For starters, dissing Dungy was poor form. Last year, he was coaching the Tampa Bay Buccaneers. He then leaves to take the Indianapolis job, gets waxed in the playoffs and has to watch Jon Gruden take his former team to a Super Bowl championship. Vanderjagt may simply be conditioned to kick everything he sees, but you just don't kick a guy when he's down. And especially not if that guy is in charge of determining your livelihood -- a distinction that evidently escaped Vanderjagt.

As for Manning, talking trash about Archie's older son may be in style right now, but the fact remains that if you had put him in Brad Johnson's uniform this season, the Bucs still would have lifted the Lombardi trophy in San Diego. The Bucs won the championship because of their defense -- a unit that was built largely by Dungy. Meanwhile, the man who brought Warren Sapp, Derrick Brooks, Ronde Barber and John Lynch together gets to pick up the pieces left behind by Jim "Playoffs?" Mora.

Maybe Vanderjagt has forgotten the Colts' recent playoff failures, the ones that came while Dungy was perfecting his Cover 2. Evidently the kicker got attached to the man who made the expression "diddly-poo" a part of football vernacular.

Either way, Vanderjagt was out of line with his comments. There's a reason that kickers -- even those as clutch as Vinatieri -- rarely get votes for awards like Super Bowl MVP. Who can name the last four kickers for Super Bowl champions before Vinatieri's kick? If you guessed Matt Stover, Jeff Wilkins, Jason Elam and Ryan Longwell, pat yourself on the back, but the fact remains that these guys really didn't have that big of an impact on the game. And they are Super Bowl champions -- an honor that Vanderjagt will never reach if he continues to badmouth the real engines behind the team that has taken him to the playoffs three of the past four seasons.

Whether Vanderjagt can patch things up with Manning -- who aptly returned fire, calling his placekicker "an idiot" -- and Dungy remains to be seen.
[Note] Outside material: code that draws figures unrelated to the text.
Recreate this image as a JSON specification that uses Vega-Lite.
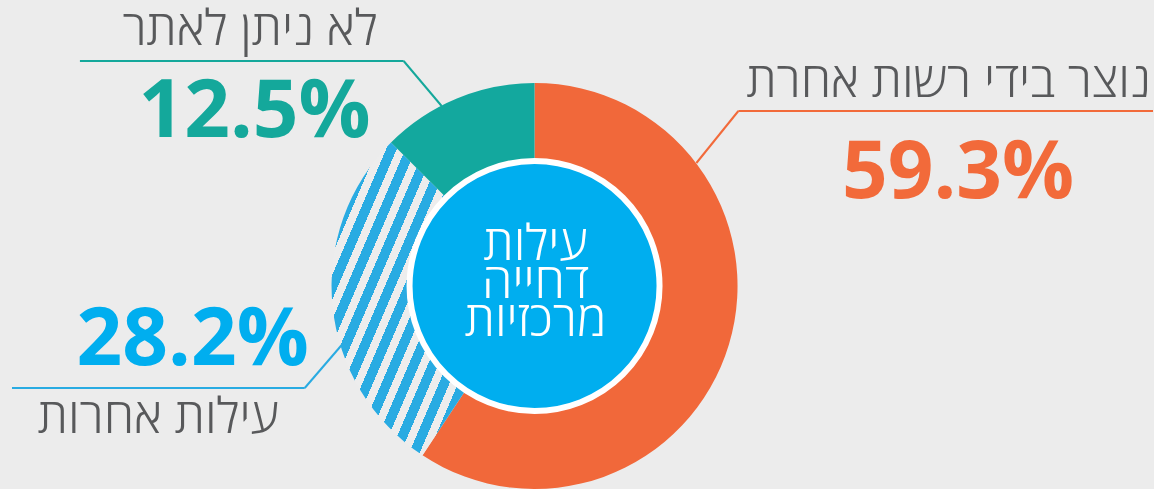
{
  "$schema": "https://vega.github.io/schema/vega-lite/v6.json",
  "width": 1154,
  "height": 489,
  "autosize": {"type": "fit", "contains": "padding"},
  "padding": 0,
  "background": "#ececec",
  "config": {"view": {"stroke": null}, "axis": {"disable": true}},
  "data": {
    "values": [
      {"key": "authority", "label": "נוצר בידי רשות אחרת", "pct": 0.593},
      {"key": "other", "label": "עילות אחרות", "pct": 0.282},
      {"key": "unknown", "label": "לא ניתן לאתר", "pct": 0.125}
    ]
  },
  "layer": [
    {
      "mark": {"type": "arc", "outerRadius": 203, "innerRadius": 125, "stroke": null},
      "encoding": {
        "theta": {"field": "pct", "type": "quantitative", "stack": true},
        "order": {"field": "pct", "sort": "descending"},
        "x": {"datum": 535, "type": "quantitative", "scale": {"domain": [0, 1154], "nice": false, "zero": false}, "axis": null},
        "y": {"datum": 286, "type": "quantitative", "scale": {"domain": [0, 489], "nice": false, "zero": false, "reverse": true}, "axis": null},
        "fill": {
          "condition": {
            "test": "datum.key === 'other'",
            "value": {
              "gradient": "linear", "x1": 0, "y1": 0, "x2": 1, "y2": 1,
              "stops": [
                {"offset": 0, "color": "#29abe2"}, {"offset": 0.0393, "color": "#29abe2"}, {"offset": 0.0393, "color": "#ededed"}, {"offset": 0.0714, "color": "#ededed"},
                {"offset": 0.0714, "color": "#29abe2"}, {"offset": 0.1107, "color": "#29abe2"}, {"offset": 0.1107, "color": "#ededed"}, {"offset": 0.1429, "color": "#ededed"},
                {"offset": 0.1429, "color": "#29abe2"}, {"offset": 0.1821, "color": "#29abe2"}, {"offset": 0.1821, "color": "#ededed"}, {"offset": 0.2143, "color": "#ededed"},
                {"offset": 0.2143, "color": "#29abe2"}, {"offset": 0.2536, "color": "#29abe2"}, {"offset": 0.2536, "color": "#ededed"}, {"offset": 0.2857, "color": "#ededed"},
                {"offset": 0.2857, "color": "#29abe2"}, {"offset": 0.3250, "color": "#29abe2"}, {"offset": 0.3250, "color": "#ededed"}, {"offset": 0.3571, "color": "#ededed"},
                {"offset": 0.3571, "color": "#29abe2"}, {"offset": 0.3964, "color": "#29abe2"}, {"offset": 0.3964, "color": "#ededed"}, {"offset": 0.4286, "color": "#ededed"},
                {"offset": 0.4286, "color": "#29abe2"}, {"offset": 0.4679, "color": "#29abe2"}, {"offset": 0.4679, "color": "#ededed"}, {"offset": 0.5000, "color": "#ededed"},
                {"offset": 0.5000, "color": "#29abe2"}, {"offset": 0.5393, "color": "#29abe2"}, {"offset": 0.5393, "color": "#ededed"}, {"offset": 0.5714, "color": "#ededed"},
                {"offset": 0.5714, "color": "#29abe2"}, {"offset": 0.6107, "color": "#29abe2"}, {"offset": 0.6107, "color": "#ededed"}, {"offset": 0.6429, "color": "#ededed"},
                {"offset": 0.6429, "color": "#29abe2"}, {"offset": 0.6821, "color": "#29abe2"}, {"offset": 0.6821, "color": "#ededed"}, {"offset": 0.7143, "color": "#ededed"},
                {"offset": 0.7143, "color": "#29abe2"}, {"offset": 0.7536, "color": "#29abe2"}, {"offset": 0.7536, "color": "#ededed"}, {"offset": 0.7857, "color": "#ededed"},
                {"offset": 0.7857, "color": "#29abe2"}, {"offset": 0.8250, "color": "#29abe2"}, {"offset": 0.8250, "color": "#ededed"}, {"offset": 0.8571, "color": "#ededed"},
                {"offset": 0.8571, "color": "#29abe2"}, {"offset": 0.8964, "color": "#29abe2"}, {"offset": 0.8964, "color": "#ededed"}, {"offset": 0.9286, "color": "#ededed"},
                {"offset": 0.9286, "color": "#29abe2"}, {"offset": 0.9679, "color": "#29abe2"}, {"offset": 0.9679, "color": "#ededed"}, {"offset": 1, "color": "#ededed"}
              ]
            }
          },
          "field": "key",
          "type": "nominal",
          "scale": {"domain": ["authority", "other", "unknown"], "range": ["#f1683a", "#29abe2", "#13a89e"]},
          "legend": null
        }
      }
    },
    {
      "transform": [{"filter": "datum.key === 'authority'"}],
      "mark": {"type": "arc", "outerRadius": 125, "innerRadius": 0, "theta": 0, "theta2": 6.2832, "fill": "#00aeef", "stroke": "#ffffff", "strokeWidth": 6},
      "encoding": {
        "x": {"datum": 535, "type": "quantitative", "scale": {"domain": [0, 1154], "nice": false, "zero": false}, "axis": null},
        "y": {"datum": 286, "type": "quantitative", "scale": {"domain": [0, 489], "nice": false, "zero": false, "reverse": true}, "axis": null}
      }
    },
    {
      "transform": [{"filter": "datum.key === 'authority'"}],
      "mark": {"type": "text", "text": ["עילות", "דחייה", "מרכזיות"], "align": "center", "baseline": "alphabetic", "lineHeight": 38, "font": "Open Sans", "fontWeight": 300, "fontSize": 49, "fill": "#ffffff"},
      "encoding": {
        "x": {"datum": 536, "type": "quantitative", "scale": {"domain": [0, 1154], "nice": false, "zero": false}, "axis": null},
        "y": {"datum": 260, "type": "quantitative", "scale": {"domain": [0, 489], "nice": false, "zero": false, "reverse": true}, "axis": null}
      }
    },
    {
      "transform": [{"filter": "datum.key === 'unknown'"}],
      "mark": {"type": "text", "align": "right", "baseline": "alphabetic", "font": "Open Sans", "fontWeight": 300, "fontSize": 49, "fill": "#58595b"},
      "encoding": {
        "text": {"field": "label"},
        "x": {"datum": 378, "type": "quantitative", "scale": {"domain": [0, 1154], "nice": false, "zero": false}, "axis": null},
        "y": {"datum": 45, "type": "quantitative", "scale": {"domain": [0, 489], "nice": false, "zero": false, "reverse": true}, "axis": null}
      }
    },
    {
      "transform": [{"filter": "datum.key === 'unknown'"}],
      "mark": {"type": "text", "align": "right", "baseline": "alphabetic", "font": "Open Sans", "fontWeight": "bold", "fontSize": 80, "fill": "#14a89b"},
      "encoding": {
        "text": {"field": "pct", "format": ".1%"},
        "x": {"datum": 371, "type": "quantitative", "scale": {"domain": [0, 1154], "nice": false, "zero": false}, "axis": null},
        "y": {"datum": 137, "type": "quantitative", "scale": {"domain": [0, 489], "nice": false, "zero": false, "reverse": true}, "axis": null}
      }
    },
    {
      "transform": [{"filter": "datum.key === 'unknown'"}],
      "mark": {"type": "rule", "stroke": "#14a89b", "strokeWidth": 2},
      "encoding": {
        "x": {"datum": 80, "type": "quantitative", "scale": {"domain": [0, 1154], "nice": false, "zero": false}, "axis": null},
        "x2": {"datum": 404},
        "y": {"datum": 61, "type": "quantitative", "scale": {"domain": [0, 489], "nice": false, "zero": false, "reverse": true}, "axis": null},
        "y2": {"datum": 61}
      }
    },
    {
      "transform": [{"filter": "datum.key === 'unknown'"}],
      "mark": {"type": "rule", "stroke": "#14a89b", "strokeWidth": 2},
      "encoding": {
        "x": {"datum": 404, "type": "quantitative", "scale": {"domain": [0, 1154], "nice": false, "zero": false}, "axis": null},
        "x2": {"datum": 442},
        "y": {"datum": 61, "type": "quantitative", "scale": {"domain": [0, 489], "nice": false, "zero": false, "reverse": true}, "axis": null},
        "y2": {"datum": 106}
      }
    },
    {
      "transform": [{"filter": "datum.key === 'authority'"}],
      "mark": {"type": "text", "align": "right", "baseline": "alphabetic", "font": "Open Sans", "fontWeight": 300, "fontSize": 49, "fill": "#58595b"},
      "encoding": {
        "text": {"field": "label"},
        "x": {"datum": 1152, "type": "quantitative", "scale": {"domain": [0, 1154], "nice": false, "zero": false}, "axis": null},
        "y": {"datum": 97, "type": "quantitative", "scale": {"domain": [0, 489], "nice": false, "zero": false, "reverse": true}, "axis": null}
      }
    },
    {
      "transform": [{"filter": "datum.key === 'authority'"}],
      "mark": {"type": "text", "align": "right", "baseline": "alphabetic", "font": "Open Sans", "fontWeight": "bold", "fontSize": 80, "fill": "#f26a3a"},
      "encoding": {
        "text": {"field": "pct", "format": ".1%"},
        "x": {"datum": 1075, "type": "quantitative", "scale": {"domain": [0, 1154], "nice": false, "zero": false}, "axis": null},
        "y": {"datum": 198, "type": "quantitative", "scale": {"domain": [0, 489], "nice": false, "zero": false, "reverse": true}, "axis": null}
      }
    },
    {
      "transform": [{"filter": "datum.key === 'authority'"}],
      "mark": {"type": "rule", "stroke": "#f26a3a", "strokeWidth": 2},
      "encoding": {
        "x": {"datum": 739, "type": "quantitative", "scale": {"domain": [0, 1154], "nice": false, "zero": false}, "axis": null},
        "x2": {"datum": 1154},
        "y": {"datum": 111, "type": "quantitative", "scale": {"domain": [0, 489], "nice": false, "zero": false, "reverse": true}, "axis": null},
        "y2": {"datum": 111}
      }
    },
    {
      "transform": [{"filter": "datum.key === 'authority'"}],
      "mark": {"type": "rule", "stroke": "#f26a3a", "strokeWidth": 2},
      "encoding": {
        "x": {"datum": 697, "type": "quantitative", "scale": {"domain": [0, 1154], "nice": false, "zero": false}, "axis": null},
        "x2": {"datum": 739},
        "y": {"datum": 163, "type": "quantitative", "scale": {"domain": [0, 489], "nice": false, "zero": false, "reverse": true}, "axis": null},
        "y2": {"datum": 111}
      }
    },
    {
      "transform": [{"filter": "datum.key === 'other'"}],
      "mark": {"type": "text", "align": "right", "baseline": "alphabetic", "font": "Open Sans", "fontWeight": 300, "fontSize": 49, "fill": "#58595b"},
      "encoding": {
        "text": {"field": "label"},
        "x": {"datum": 279, "type": "quantitative", "scale": {"domain": [0, 1154], "nice": false, "zero": false}, "axis": null},
        "y": {"datum": 433, "type": "quantitative", "scale": {"domain": [0, 489], "nice": false, "zero": false, "reverse": true}, "axis": null}
      }
    },
    {
      "transform": [{"filter": "datum.key === 'other'"}],
      "mark": {"type": "text", "align": "right", "baseline": "alphabetic", "font": "Open Sans", "fontWeight": "bold", "fontSize": 80, "fill": "#00aeef"},
      "encoding": {
        "text": {"field": "pct", "format": ".1%"},
        "x": {"datum": 309, "type": "quantitative", "scale": {"domain": [0, 1154], "nice": false, "zero": false}, "axis": null},
        "y": {"datum": 365, "type": "quantitative", "scale": {"domain": [0, 489], "nice": false, "zero": false, "reverse": true}, "axis": null}
      }
    },
    {
      "transform": [{"filter": "datum.key === 'other'"}],
      "mark": {"type": "rule", "stroke": "#29abe2", "strokeWidth": 2},
      "encoding": {
        "x": {"datum": 12, "type": "quantitative", "scale": {"domain": [0, 1154], "nice": false, "zero": false}, "axis": null},
        "x2": {"datum": 305},
        "y": {"datum": 388, "type": "quantitative", "scale": {"domain": [0, 489], "nice": false, "zero": false, "reverse": true}, "axis": null},
        "y2": {"datum": 388}
      }
    },
    {
      "transform": [{"filter": "datum.key === 'other'"}],
      "mark": {"type": "rule", "stroke": "#29abe2", "strokeWidth": 2},
      "encoding": {
        "x": {"datum": 305, "type": "quantitative", "scale": {"domain": [0, 1154], "nice": false, "zero": false}, "axis": null},
        "x2": {"datum": 342},
        "y": {"datum": 388, "type": "quantitative", "scale": {"domain": [0, 489], "nice": false, "zero": false, "reverse": true}, "axis": null},
        "y2": {"datum": 345}
      }
    }
  ]
}
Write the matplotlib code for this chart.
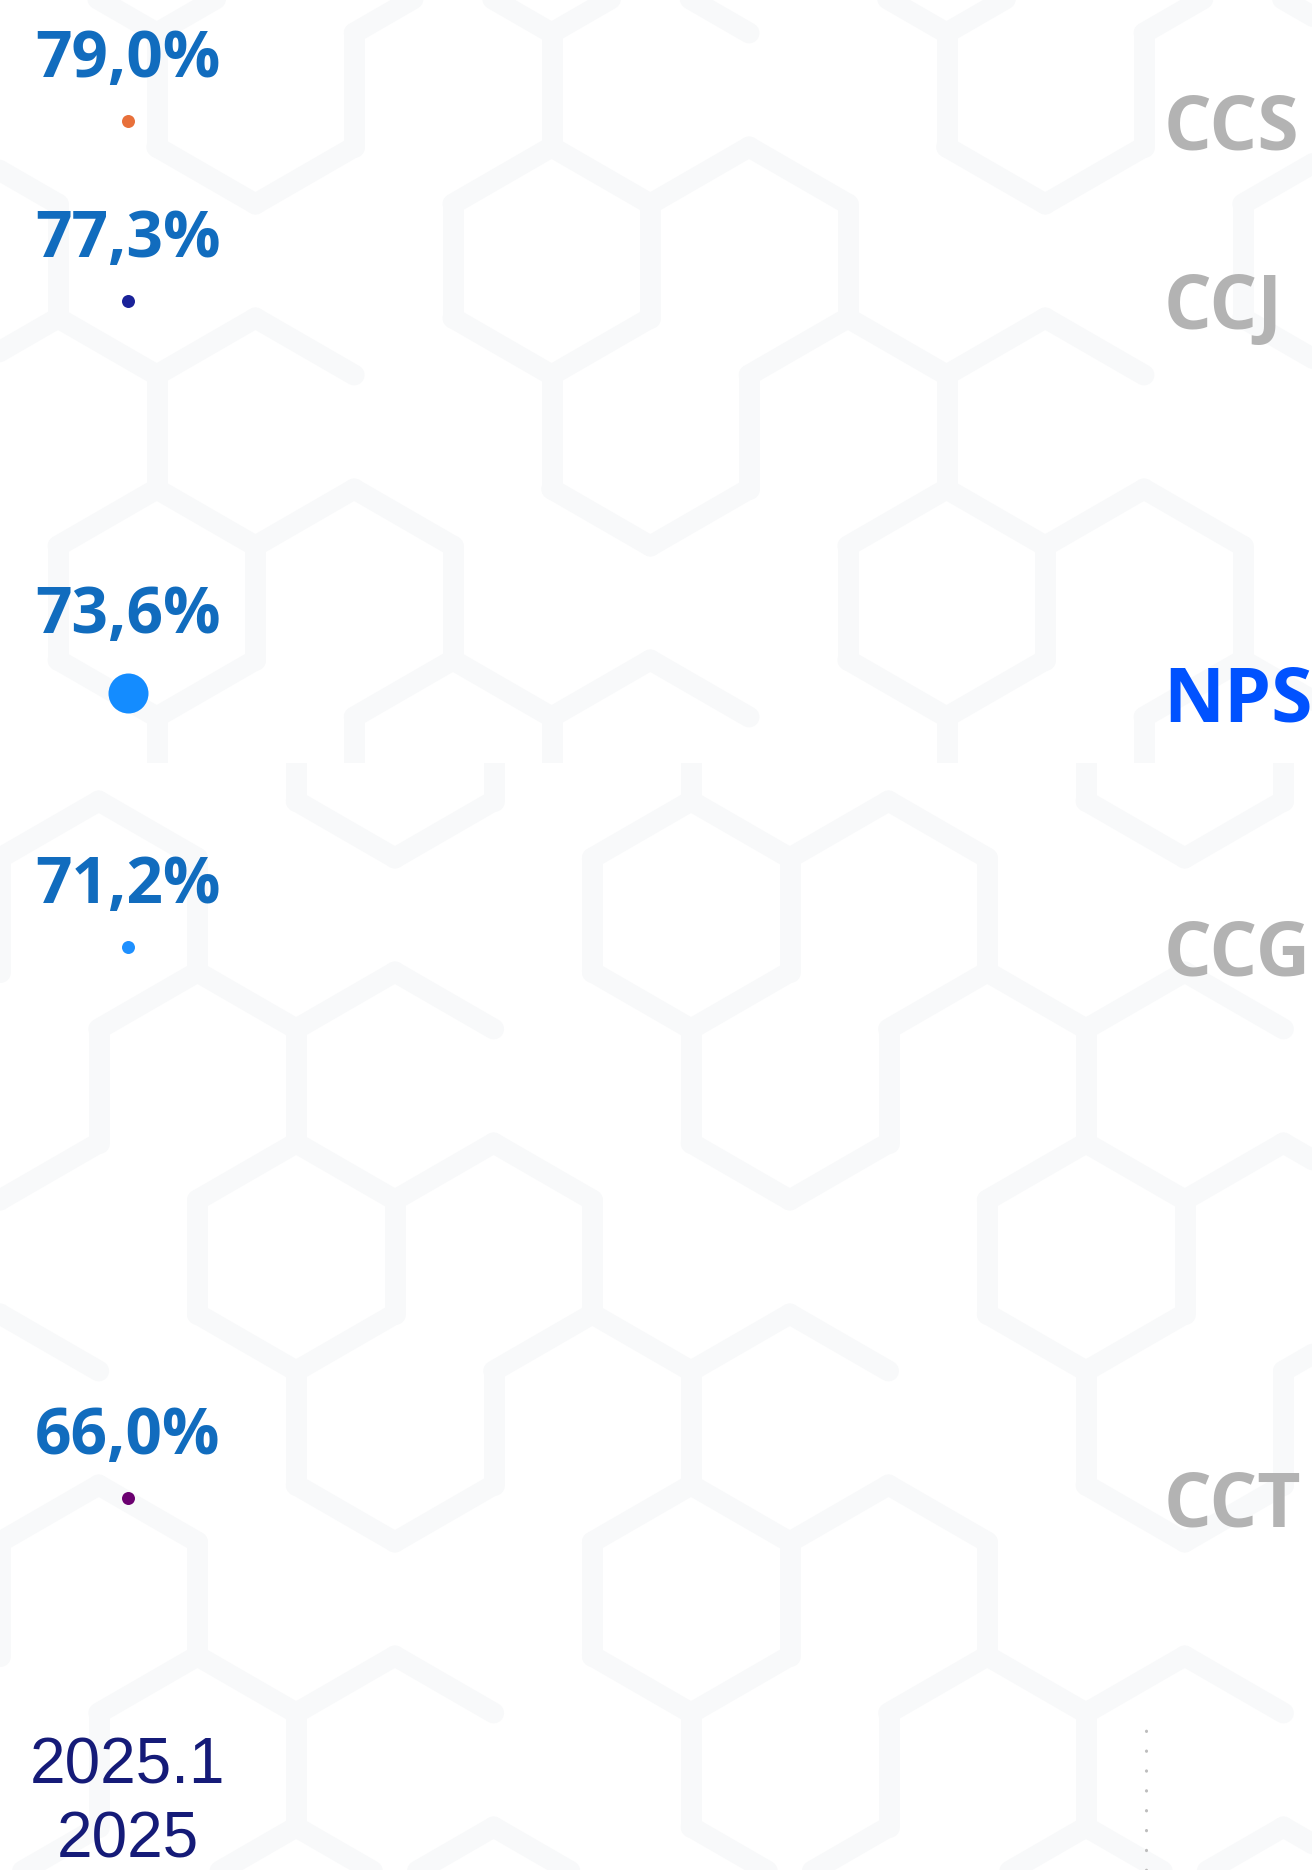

What you can count on, however, is the Indianapolis Colts making it to the playoffs next season, with or without Vanderjagt. Dungy and Manning will be there, adding to their impressive resumes. Manning is capable of winning the Super Bowl. Dungy is capable of building a championship team -- he already did just that in Tampa. And let's be honest, Mike Vanderjagt is a top-caliber kicker. In fact, he's the most accurate kicker in NFL history. But there are plenty of other kickers out there who could help the Colts win the Super Bowl. After the past week, no one could blame them if they decide to try their luck with another one.